Günümüz toplumlarının yeni tehdidi sanal dünya bireylerin geleceğini tehlikeye atıyor. Özellikle çocukları gerçek dünya yaşantısından koparıp sahteliklerden oluşan bir ortama iten sanal dünya toplumlar için ciddi bir tehlike oluşturuyor.
Zirve Üniversitesi Eğitim Fakültesi Öğretim Üyesi Yrd. Doç. Dr. Özcan Palavan, çocukların hayal dünyasını esir alan bu oyunlardan uzak tutulması gerektiğini belirtirken, aileleri de önemle uyardı.
Çocukların gerçek hayatta yapamadıkları pek çok şeyi oyunlar vasıtasıyla yapabildiklerini ve bu durumun onlarda bağımlılık oluşturduğunu vurgulayan Palavan, “Sanal dünya ve özellikle sanal oyunlar çocuklara sahip olamadıkları yada gerçek hayatta yapamadıkları şeyleri yapma imkanı sağlıyor. Bu durumda onlarda doğal olarak bağımlılık oluşturuyor.” dedi.

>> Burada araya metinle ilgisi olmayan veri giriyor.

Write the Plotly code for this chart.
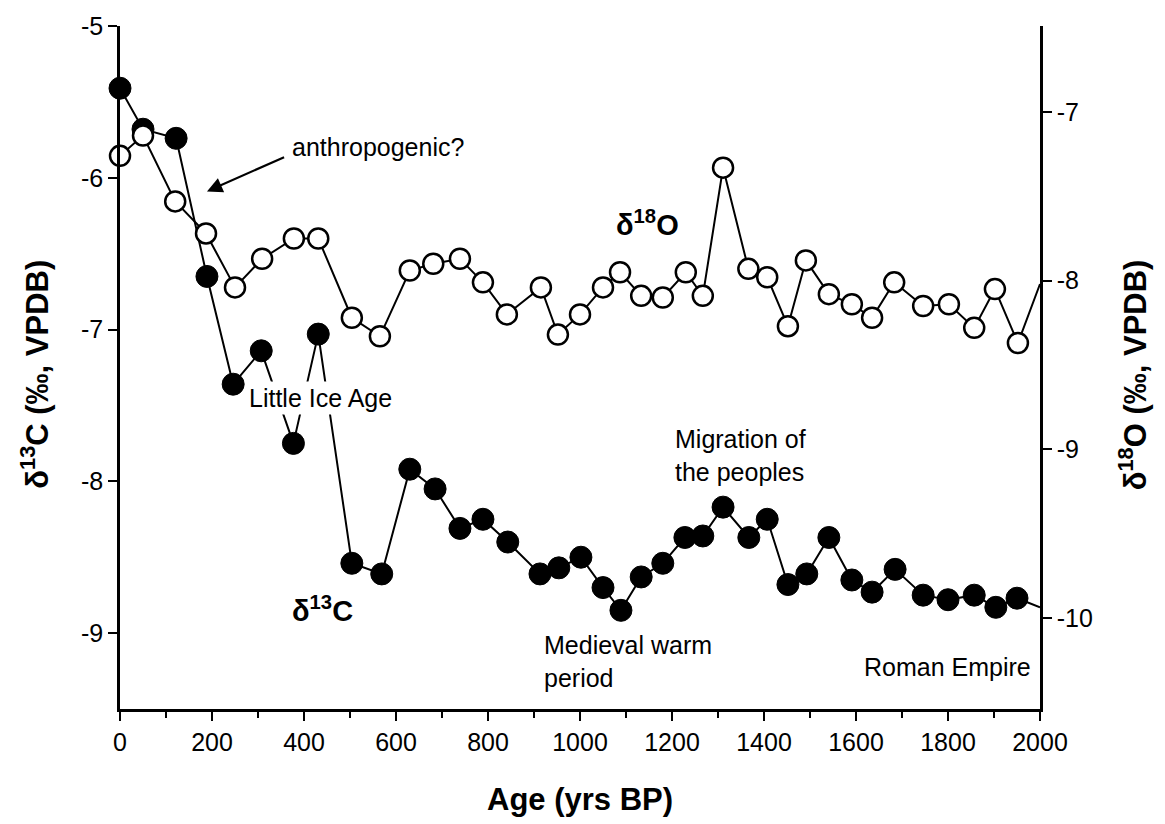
import plotly.graph_objects as go

# ---- data ----
age_c = [0, 50, 122, 189, 246, 307, 377, 431, 504, 569, 630, 685, 739, 789, 843,
         913, 954, 1002, 1050, 1089, 1133, 1180, 1228, 1267, 1311, 1367, 1407, 1452,
         1493, 1541, 1591, 1635, 1685, 1746, 1800, 1857, 1904, 1950, 2000]
d13c = [-5.41, -5.68, -5.74, -6.65, -7.36, -7.14, -7.75, -7.03, -8.54, -8.61, -7.92,
        -8.05, -8.31, -8.25, -8.40, -8.61, -8.57, -8.50, -8.70, -8.85, -8.63, -8.54,
        -8.37, -8.36, -8.17, -8.37, -8.25, -8.68, -8.61, -8.37, -8.65, -8.73, -8.58,
        -8.75, -8.78, -8.75, -8.83, -8.77, -8.83]

age_o = [0, 50, 120, 187, 250, 309, 378, 431, 504, 565, 630, 681, 739, 789, 841,
         915, 952, 1000, 1050, 1087, 1133, 1180, 1230, 1267, 1311, 1366, 1407, 1452,
         1491, 1541, 1591, 1635, 1683, 1746, 1802, 1857, 1902, 1952, 2000]
d18o = [-7.26, -7.14, -7.53, -7.72, -8.04, -7.87, -7.75, -7.75, -8.22, -8.33, -7.94,
        -7.90, -7.87, -8.01, -8.20, -8.04, -8.32, -8.20, -8.04, -7.95, -8.09, -8.10,
        -7.95, -8.09, -7.33, -7.93, -7.98, -8.27, -7.88, -8.08, -8.14, -8.22, -8.01,
        -8.15, -8.14, -8.28, -8.05, -8.37, -8.02]

x_ticks = [0, 200, 400, 600, 800, 1000, 1200, 1400, 1600, 1800, 2000]
left_ticks = [-5, -6, -7, -8, -9]
right_ticks = [-7, -8, -9, -10]

# last value of each series is only the line end at the axis (no marker)
size_c = [22] * (len(age_c) - 1) + [0]
size_o = [20] * (len(age_o) - 1) + [0]

FONT = "Liberation Sans, Arial, sans-serif"

fig = go.Figure()
fig.add_trace(go.Scatter(
    x=age_c, y=d13c, mode="lines+markers", yaxis="y", cliponaxis=False,
    line=dict(color="black", width=2),
    marker=dict(size=size_c, color="black", opacity=1,
                line=dict(color="black", width=1)),
    showlegend=False))
fig.add_trace(go.Scatter(
    x=age_o, y=d18o, mode="lines+markers", yaxis="y2", cliponaxis=False,
    line=dict(color="black", width=2),
    marker=dict(size=size_o, color="white", opacity=1,
                line=dict(color="black", width=2.5)),
    showlegend=False))

axis_common = dict(showgrid=False, zeroline=False, showline=True, linecolor="black",
                   linewidth=2.5, ticks="outside", ticklen=9, tickwidth=2,
                   tickcolor="black", tickfont=dict(family=FONT, size=25, color="black"))

fig.update_layout(
    width=1165, height=824,
    margin=dict(l=120, r=125, t=24, b=115),
    paper_bgcolor="white", plot_bgcolor="white",
    xaxis=dict(range=[0, 2000], tickvals=x_ticks, ticktext=[str(v) for v in x_ticks],
               minor=dict(dtick=100, ticks="outside", ticklen=6, tickwidth=1.5,
                          tickcolor="black"),
               **axis_common),
    yaxis=dict(range=[-9.5, -5], tickvals=left_ticks,
               ticktext=[str(v) for v in left_ticks], **axis_common),
    yaxis2=dict(range=[-10.54, -6.49], tickvals=right_ticks,
                ticktext=[str(v) for v in right_ticks], overlaying="y", side="right",
                **axis_common),
)

ann_font = dict(family=FONT, size=25, color="black")
bold_font = dict(family=FONT, size=29, color="black", weight="bold")

fig.add_annotation(x=370, y=-5.80, xref="x", yref="y", text="anthropogenic?",
                   showarrow=False, xanchor="left", yanchor="middle", font=ann_font)
fig.add_annotation(x=189, y=-6.09, ax=360, ay=-5.86, xref="x", yref="y",
                   axref="x", ayref="y", text="", showarrow=True, arrowhead=2,
                   arrowsize=1.4, arrowwidth=2.2, arrowcolor="black")
fig.add_annotation(x=1146, y=-6.30, xref="x", yref="y", text="δ<sup>18</sup>O",
                   showarrow=False, font=bold_font)
fig.add_annotation(x=435, y=-7.45, xref="x", yref="y", text="Little Ice Age",
                   showarrow=False, font=ann_font, bgcolor="white", borderpad=2)
fig.add_annotation(x=441, y=-8.84, xref="x", yref="y", text="δ<sup>13</sup>C",
                   showarrow=False, font=bold_font)
fig.add_annotation(x=1202, y=-7.83, xref="x", yref="y",
                   text="Migration of<br>the peoples", align="left",
                   showarrow=False, xanchor="left", font=ann_font)
fig.add_annotation(x=917, y=-9.19, xref="x", yref="y",
                   text="Medieval warm<br>period", align="left",
                   showarrow=False, xanchor="left", font=ann_font)
fig.add_annotation(x=1985, y=-9.22, xref="x", yref="y", text="Roman Empire",
                   showarrow=False, xanchor="right", font=ann_font)

# axis titles
title_font = dict(family=FONT, size=31, color="black", weight="bold")
fig.add_annotation(x=-0.092, y=0.49, xref="paper", yref="paper",
                   text="δ<sup>13</sup>C (‰, VPDB)", textangle=-90,
                   xanchor="center", yanchor="middle",
                   showarrow=False, font=title_font)
fig.add_annotation(x=1.101, y=0.49, xref="paper", yref="paper",
                   text="δ<sup>18</sup>O (‰, VPDB)", textangle=-90,
                   xanchor="center", yanchor="middle",
                   showarrow=False, font=title_font)
fig.add_annotation(x=0.5, y=-0.133, xref="paper", yref="paper",
                   text="Age (yrs BP)", showarrow=False, font=title_font,
                   xanchor="center", yanchor="middle")

fig.write_html("out.html")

Bu oyunlarda yer alan karakterlerin bağımlılık yoluyla çocukları esir aldığını belirten Palavan, “Bu bağımlılık çocukların hayal dünyasını kısıtlıyor ve bir noktadan sonra onları köreltiyor. Bu durum çocukların asosyal bir kişiliğe bürünmesine ve zihinsel faaliyetlerinin olması gereken seviyenin çok çok altında seyretmesine neden oluyor.” diyerek sanal oyunların çocuklar üzerindeki olumsuz etkisine dikkat edilmesi gerektiğini aktardı.
Çocukların bu etkilerden kurtulması için onları bu tür aktivitelerden olabildiğince uzaklaştırılması gerektiğine özellikle değinen Palavan, “Eğer aileler çocuklarına bu oyunlara ulaşma imkanı sağlarsa, çocuklar da ister istemez bu oyunların etkisinde kalacaktır. O nedenle aileler mümkün olduğunca çocuklarını sanal dünyadan ve sanal oyunlardan uzak tutmalı. Çocukların, sanal dünya yerine eski dönemlerde olduğu gibi sokak oyunlarına yönlendirilmesine, rahatlamaya ihtiyacı var.” diye konuştu.
Palavan, çocukların apartman duvarları arasına sıkıştırılmasının da son derecede yanlış olduğunu ve bu durumun onları apartman çocuğu haline getireceğini de söyledi. Bunun da bir nevi esaret olduğunu açıklayan Aslan, bu durumun ileriki safhalarda aşırı pasiflik nedeniyle çocuklarda otizm başlangıcına neden olacağına vurgu yaptı. Aslan, bu nedenle de çocukların sokakta yaşıtları ile birlikte vakit geçirerek, geliştirici oyunlar oynamasının, daha aktif ve daha hareketli bir olmasının çok önemli olduğunu anlattı.
Sanal oyunların çocukları daha çok geliştirici bir nitelikte kullanılmasının yaygınlaştırılmasının ehemmiyetini ifade eden Palavan, “Bazı oyunlar ve programlar çocukların zihinsel açıdan gelişimini sağlayacak şekilde olmalı ve oyun tarzı programlar onları bağımlı yapmak yerine daha çok düşünmeye zorlamalı. Onların hayal dünyasını istila etmek yerine, onları çözüm yolları bulmaya sevk etmelidir.” diyerek sözlerine son verdi.